What needs to be done:
Write again exactly the lines in the listing below, starting at the line with "Rebuild this chart" and ending at the line with "import pandas as pd", both included. Pictures are not copied.

Dataset excerpts:
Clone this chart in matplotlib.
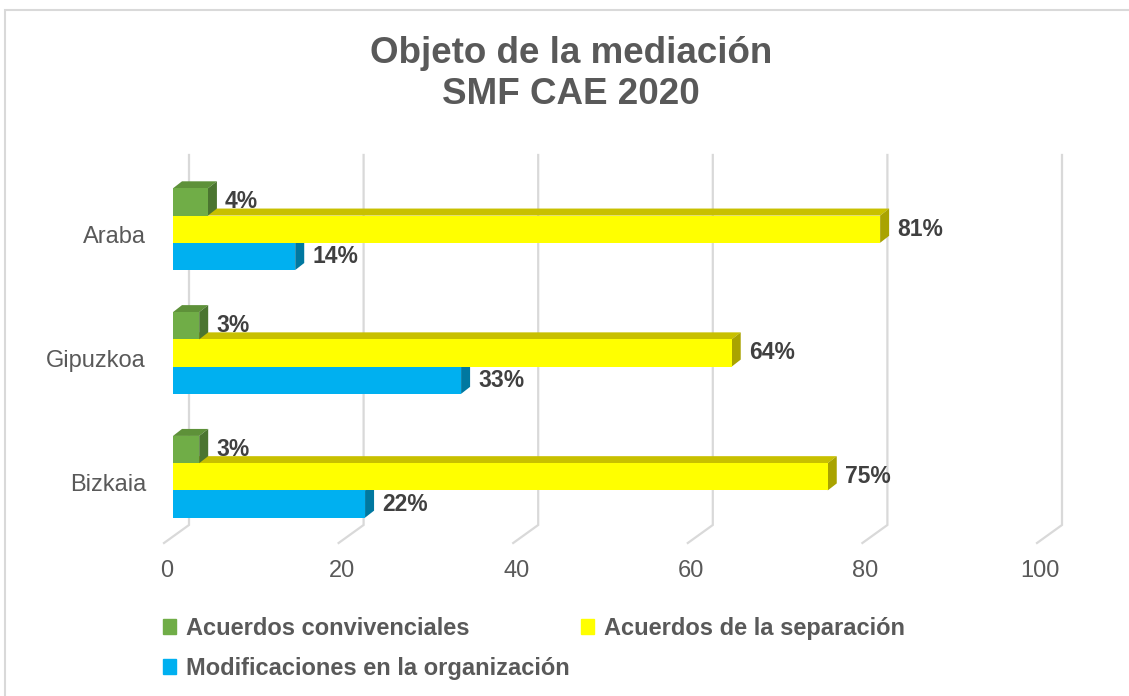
import numpy as np
import matplotlib.pyplot as plt
from matplotlib.patches import Polygon, Rectangle, Patch

plt.rcParams['font.family'] = ['Liberation Sans', 'DejaVu Sans']

# data
regions = ['Bizkaia', 'Gipuzkoa', 'Araba']
series = ['Acuerdos convivenciales', 'Acuerdos de la separación',
          'Modificaciones en la organización']
convivenciales = [3, 3, 4]
separacion = [75, 64, 81]
modificaciones = [22, 33, 14]
x_ticks = [0, 20, 40, 60, 80, 100]

front = ['#70AD47', '#FFFF00', '#00B0F0']
top = ['#5E9139', '#C8C000', '#0094CB']
side = ['#4B7530', '#A9A300', '#0078A0']
grey = '#595959'
grid = '#D9D9D9'

W, H = 1129, 696
fig = plt.figure(figsize=(W / 100, H / 100), dpi=100)
ax = fig.add_axes([173 / W, 1 - 520 / H, 873 / W, 365 / H])
ax.set_xlim(0, 100)
ax.set_ylim(-0.349, 2.599)
ax.axis('off')

# pixel <-> data helpers for the fake 3d look
PX = 873 / 100
PY = 123.8
def dx(p):
    return p / PX
def dy(p):
    return p / PY
def ypix(p):
    return 2 + (229.2 - p) / PY

# back wall grid + floor
for v in x_ticks:
    yb = ypix(525)
    ax.plot([v + dx(16), v + dx(16), v - dx(9)], [ypix(155), yb, yb - dy(18)],
            color=grid, lw=1.6, zorder=1, clip_on=False, solid_joinstyle='miter')
    ax.text(v - dx(6), ypix(571), str(v), ha='center', va='center',
            fontsize=17, color=grey)

h = 0.22
ypos = np.arange(len(regions))
groups = [(modificaciones, -h, 2), (separacion, 0, 1), (convivenciales, h, 0)]
bx, by = dx(9), dy(7)

for z, (vals, off, ci) in enumerate(groups):
    zz = 3 + z
    for yc0, v in zip(ypos, vals):
        yc = yc0 + off
        t, b = yc + h / 2, yc - h / 2
        ax.barh(yc, v, height=h, color=front[ci], zorder=zz + 0.2)
        ax.add_patch(Polygon([(0, t), (v, t), (v + bx, t + by), (bx, t + by)],
                             closed=True, fc=top[ci], ec='none', zorder=zz))
        ax.add_patch(Polygon([(v, b), (v, t), (v + bx, t + by), (v + bx, b + by)],
                             closed=True, fc=side[ci], ec='none', zorder=zz))
        ax.text(v + dx(17), yc, f'{v}%', ha='left', va='center', fontsize=16.5,
                fontweight='bold', color='#404040', zorder=2.5)

for yc0, name in zip(ypos, regions):
    ax.text(dx(-27), yc0 - dy(8), name, ha='right', va='center',
            fontsize=17, color=grey)

fig.text(571 / W, 1 - 74 / H, 'Objeto de la mediación\nSMF CAE 2020',
         ha='center', va='center', fontsize=26.5, fontweight='bold', color=grey,
         linespacing=1.22)

handles = [Patch(color=front[0]), Patch(color=front[2]), Patch(color=front[1])]
labels = [series[0], series[2], series[1]]
fig.legend(handles, labels, ncol=2, loc='upper left',
           bbox_to_anchor=(163 / W, 1 - 617 / H), frameon=False,
           prop={'weight': 'bold', 'size': 17}, labelcolor=grey,
           handlelength=0.55, handleheight=0.6, handletextpad=0.42,
           columnspacing=0.5, labelspacing=0.72, borderpad=0, borderaxespad=0)

fig.add_artist(Rectangle((4.5 / W, -0.1), 1.2, 1 - 9.5 / H + 0.1,
                         transform=fig.transFigure, fill=False, ec=grid, lw=1.5))

fig.savefig('out.png', dpi=100)
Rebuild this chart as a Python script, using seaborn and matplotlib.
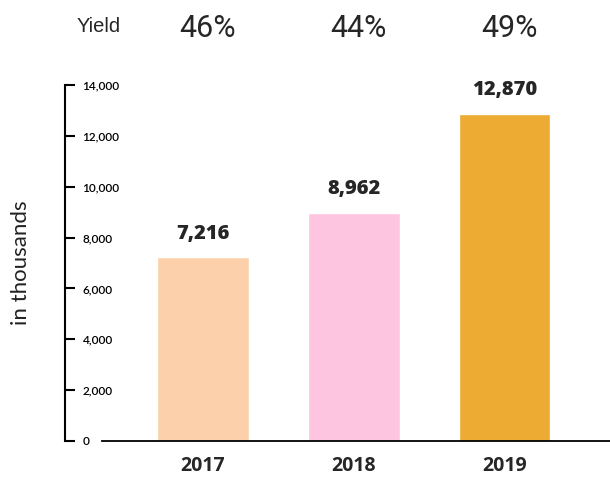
import matplotlib
matplotlib.use("Agg")
import matplotlib.pyplot as plt
import matplotlib.transforms as mtransforms
import seaborn as sns
import pandas as pd

# data
years = ["2017", "2018", "2019"]
values = [7216, 8962, 12870]
yields = ["46%", "44%", "49%"]
colors = ["#FCD0AA", "#FDC5DF", "#EDAB33"]

df = pd.DataFrame({"year": years, "value": values})

sns.set_style("white")
plt.rcParams["font.family"] = ["Lato", "DejaVu Sans"]
bold_font = ["Open Sans", "DejaVu Sans"]

fig = plt.figure(figsize=(6.1, 4.82), dpi=100)
ax = fig.add_axes([0.1672, 0.0851, 0.8328, 0.7386])

sns.barplot(data=df, x="year", y="value", hue="year", palette=colors,
            width=0.61, legend=False, ax=ax, saturation=1)

# spines first: moving a spine resets the ticks
sns.despine(ax=ax, top=True, right=True)
ax.spines["left"].set_position(("outward", 26.6))
ax.spines["left"].set_linewidth(1.5)
ax.spines["left"].set_color("black")
ax.spines["bottom"].set_linewidth(1.3)
ax.spines["bottom"].set_color("black")

ax.set_xlim(-0.67, 2.70)
ax.set_ylim(0, 14000)
ax.set_yticks(range(0, 14001, 2000))
ax.set_yticklabels([f"{v:,}" for v in range(0, 14001, 2000)],
                   fontsize=8.5, fontweight="semibold")
# ticks point into the plot, labels sit right of the spine
ax.tick_params(axis="y", left=True, direction="in", length=7, width=1.5,
               pad=-12.5, colors="black")
for lab in ax.get_yticklabels():
    lab.set_ha("left")
ax.tick_params(axis="x", bottom=False, length=0, pad=11)
for lab in ax.get_xticklabels():
    lab.set_fontsize(14)
    lab.set_fontweight("bold")
    lab.set_family(bold_font)

ax.set_xlabel("")
ax.set_ylabel("in thousands", fontsize=16, color="#222222")
ax.yaxis.set_label_coords(-0.14, 0.5)

for c in ax.containers:
    ax.bar_label(c, labels=[f"{int(v):,}" for v in c.datavalues], padding=10,
                 fontsize=14.5, fontweight="heavy", family=bold_font)

# yield row above the plot
trans = mtransforms.blended_transform_factory(ax.transData, fig.transFigure)
for i, y in enumerate(yields):
    ax.text(i + 0.03, 0.94, y, transform=trans, ha="center", va="center",
            fontsize=22, family=["Roboto", "DejaVu Sans"])
fig.text(0.161, 0.945, "Yield", ha="center", va="center", fontsize=14.5,
         family=["Liberation Sans", "DejaVu Sans"])

fig.savefig("out.png", dpi=100)
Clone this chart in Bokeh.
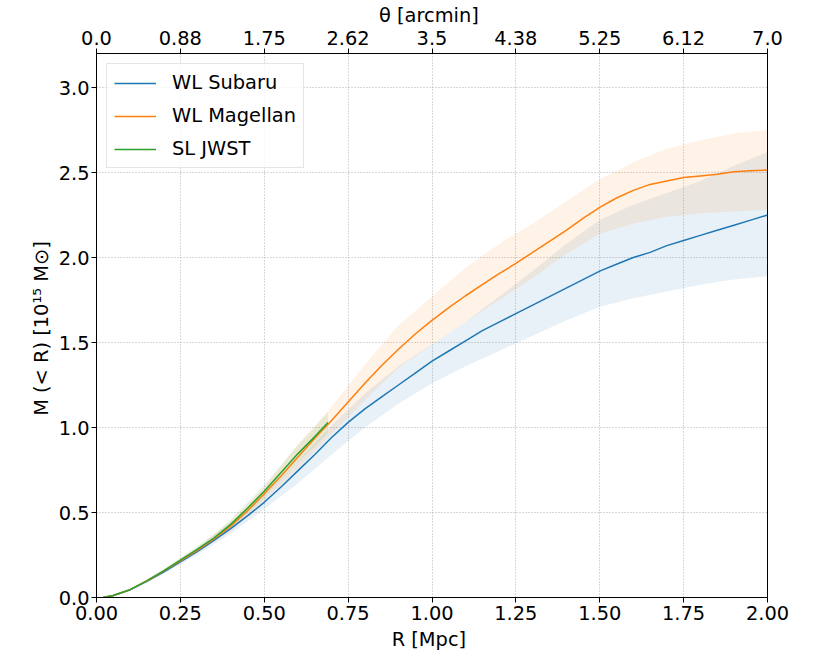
from bokeh.plotting import figure
from bokeh.models import LinearAxis, FixedTicker
from bokeh.embed import file_html
from bokeh.resources import INLINE

# ---- data ----
R = [0.02, 0.05, 0.10, 0.15, 0.20, 0.25, 0.30, 0.35, 0.40, 0.45, 0.50, 0.55, 0.60, 0.65, 0.70,
     0.75, 0.80, 0.85, 0.90, 0.95, 1.00, 1.05, 1.10, 1.15, 1.20, 1.25, 1.30, 1.35, 1.40, 1.45,
     1.50, 1.55, 1.60, 1.65, 1.70, 1.75, 1.80, 1.85, 1.90, 1.95, 2.00]
subaru = [0.0, 0.012, 0.045, 0.095, 0.15, 0.21, 0.27, 0.336, 0.405, 0.48, 0.56, 0.65, 0.745, 0.84, 0.94,
          1.03, 1.11, 1.18, 1.25, 1.32, 1.39, 1.45, 1.51, 1.57, 1.62, 1.67, 1.72, 1.77, 1.82, 1.87,
          1.92, 1.96, 2.00, 2.03, 2.07, 2.10, 2.13, 2.16, 2.19, 2.22, 2.25]
magellan = [0.0, 0.012, 0.046, 0.097, 0.155, 0.215, 0.277, 0.345, 0.42, 0.51, 0.61, 0.715, 0.825, 0.935, 1.04,
            1.15, 1.26, 1.365, 1.46, 1.55, 1.63, 1.705, 1.775, 1.84, 1.905, 1.965, 2.03, 2.095, 2.16, 2.23,
            2.295, 2.35, 2.395, 2.43, 2.45, 2.47, 2.48, 2.49, 2.505, 2.51, 2.515]

R_band = [0.02, 0.10, 0.20, 0.30, 0.40, 0.50, 0.60, 0.70, 0.80, 0.90, 1.00,
          1.10, 1.20, 1.30, 1.40, 1.50, 1.60, 1.70, 1.80, 1.90, 2.00]
subaru_lo = [0.0, 0.041, 0.14, 0.25, 0.375, 0.52, 0.67, 0.84, 1.0, 1.14, 1.26,
             1.36, 1.45, 1.54, 1.63, 1.71, 1.76, 1.80, 1.84, 1.87, 1.89]
subaru_hi = [0.0, 0.05, 0.16, 0.29, 0.44, 0.60, 0.80, 1.01, 1.20, 1.36, 1.49,
             1.62, 1.77, 1.92, 2.08, 2.22, 2.31, 2.38, 2.45, 2.54, 2.62]
magellan_lo = [0.0, 0.042, 0.145, 0.262, 0.39, 0.57, 0.76, 0.96, 1.16, 1.35, 1.49,
               1.62, 1.75, 1.88, 2.02, 2.14, 2.20, 2.24, 2.26, 2.27, 2.28]
magellan_hi = [0.0, 0.05, 0.165, 0.295, 0.45, 0.65, 0.90, 1.12, 1.37, 1.60, 1.77,
               1.94, 2.08, 2.20, 2.33, 2.46, 2.56, 2.64, 2.69, 2.73, 2.75]

R_jwst = [0.02, 0.05, 0.10, 0.15, 0.20, 0.25, 0.30, 0.35, 0.40, 0.45, 0.50, 0.55, 0.60, 0.65, 0.69]
jwst = [0.0, 0.012, 0.046, 0.098, 0.157, 0.22, 0.283, 0.35, 0.43, 0.525, 0.625, 0.735, 0.845, 0.945, 1.03]
jwst_lo = [0.0, 0.011, 0.043, 0.092, 0.148, 0.207, 0.265, 0.328, 0.403, 0.493, 0.588, 0.692, 0.795, 0.89, 0.97]
jwst_hi = [0.0, 0.013, 0.049, 0.104, 0.166, 0.233, 0.301, 0.372, 0.457, 0.557, 0.662, 0.778, 0.895, 1.0, 1.09]

x_ticks = [0.0, 0.25, 0.5, 0.75, 1.0, 1.25, 1.5, 1.75, 2.0]
x_tick_labels = ["0.00", "0.25", "0.50", "0.75", "1.00", "1.25", "1.50", "1.75", "2.00"]
theta_tick_labels = ["0.0", "0.88", "1.75", "2.62", "3.5", "4.38", "5.25", "6.12", "7.0"]
y_ticks = [0.0, 0.5, 1.0, 1.5, 2.0, 2.5, 3.0]
y_tick_labels = ["0.0", "0.5", "1.0", "1.5", "2.0", "2.5", "3.0"]

BLUE, ORANGE, GREEN = "#1f77b4", "#ff7f0e", "#2ca02c"
FONT = "DejaVu Sans"
FS = "19.4px"

p = figure(width=820, height=653, x_range=(0, 2.0), y_range=(0, 3.2),
           output_backend="svg", toolbar_location=None,
           min_border_left=96, min_border_top=53, min_border_right=53, min_border_bottom=56)
p.background_fill_color = "white"
p.border_fill_color = "white"
p.outline_line_color = "black"
p.outline_line_width = 1

# bands
p.varea(x=R_band, y1=subaru_lo, y2=subaru_hi, fill_color=BLUE, fill_alpha=0.1)
p.varea(x=R_band, y1=magellan_lo, y2=magellan_hi, fill_color=ORANGE, fill_alpha=0.1)
p.varea(x=R_jwst, y1=jwst_lo, y2=jwst_hi, fill_color=GREEN, fill_alpha=0.1)

# lines
p.line(R, subaru, line_color=BLUE, line_width=1.5, legend_label="WL Subaru")
p.line(R, magellan, line_color=ORANGE, line_width=1.5, legend_label="WL Magellan")
p.line(R_jwst, jwst, line_color=GREEN, line_width=1.5, legend_label="SL JWST")

def style_axis(ax):
    ax.axis_line_color = "black"
    ax.major_tick_line_color = "black"
    ax.minor_tick_line_color = None
    ax.major_tick_out = 5
    ax.major_tick_in = 0
    ax.major_label_text_font = FONT
    ax.major_label_text_font_size = FS
    ax.major_label_text_color = "black"
    ax.axis_label_text_font = FONT
    ax.axis_label_text_font_size = FS
    ax.axis_label_text_font_style = "normal"
    ax.axis_label_text_color = "black"
    ax.major_label_standoff = 3

xa = p.xaxis[0]
xa.ticker = FixedTicker(ticks=x_ticks)
xa.major_label_overrides = dict(zip(x_ticks, x_tick_labels))
xa.axis_label = "R  [Mpc]"
style_axis(xa)
xa.axis_label_standoff = 5

ya = p.yaxis[0]
ya.ticker = FixedTicker(ticks=y_ticks)
ya.major_label_overrides = dict(zip(y_ticks, y_tick_labels))
ya.axis_label = "M (< R)  [10¹⁵ M⊙]"
style_axis(ya)
ya.major_label_standoff = 2
ya.axis_label_standoff = 3

top = LinearAxis(ticker=FixedTicker(ticks=x_ticks),
                 major_label_overrides=dict(zip(x_ticks, theta_tick_labels)),
                 axis_label="θ  [arcmin]")
style_axis(top)
top.axis_label_standoff = 1
top.major_label_standoff = 4
p.add_layout(top, "above")

for g in (p.xgrid[0], p.ygrid[0]):
    g.grid_line_color = "#b0b0b0"
    g.grid_line_dash = "1 2"
    g.grid_line_width = 1
p.xgrid[0].ticker = FixedTicker(ticks=x_ticks)
p.ygrid[0].ticker = FixedTicker(ticks=y_ticks)

lg = p.legend[0]
lg.location = "top_left"
lg.margin = 10
lg.padding = 7
lg.spacing = 10
lg.label_text_font = FONT
lg.label_text_font_size = FS
lg.label_text_color = "black"
lg.label_standoff = 16
lg.glyph_width = 42
lg.glyph_height = 22
lg.label_height = 22
lg.border_line_color = "#cccccc"
lg.border_line_width = 1
lg.background_fill_alpha = 0.8

open("out.html", "w").write(file_html(p, INLINE))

Exercise result:
Rebuild this chart as a Python script, using seaborn and matplotlib.
import matplotlib
matplotlib.use("Agg")
import matplotlib.pyplot as plt
import matplotlib.transforms as mtransforms
import seaborn as sns
import pandas as pd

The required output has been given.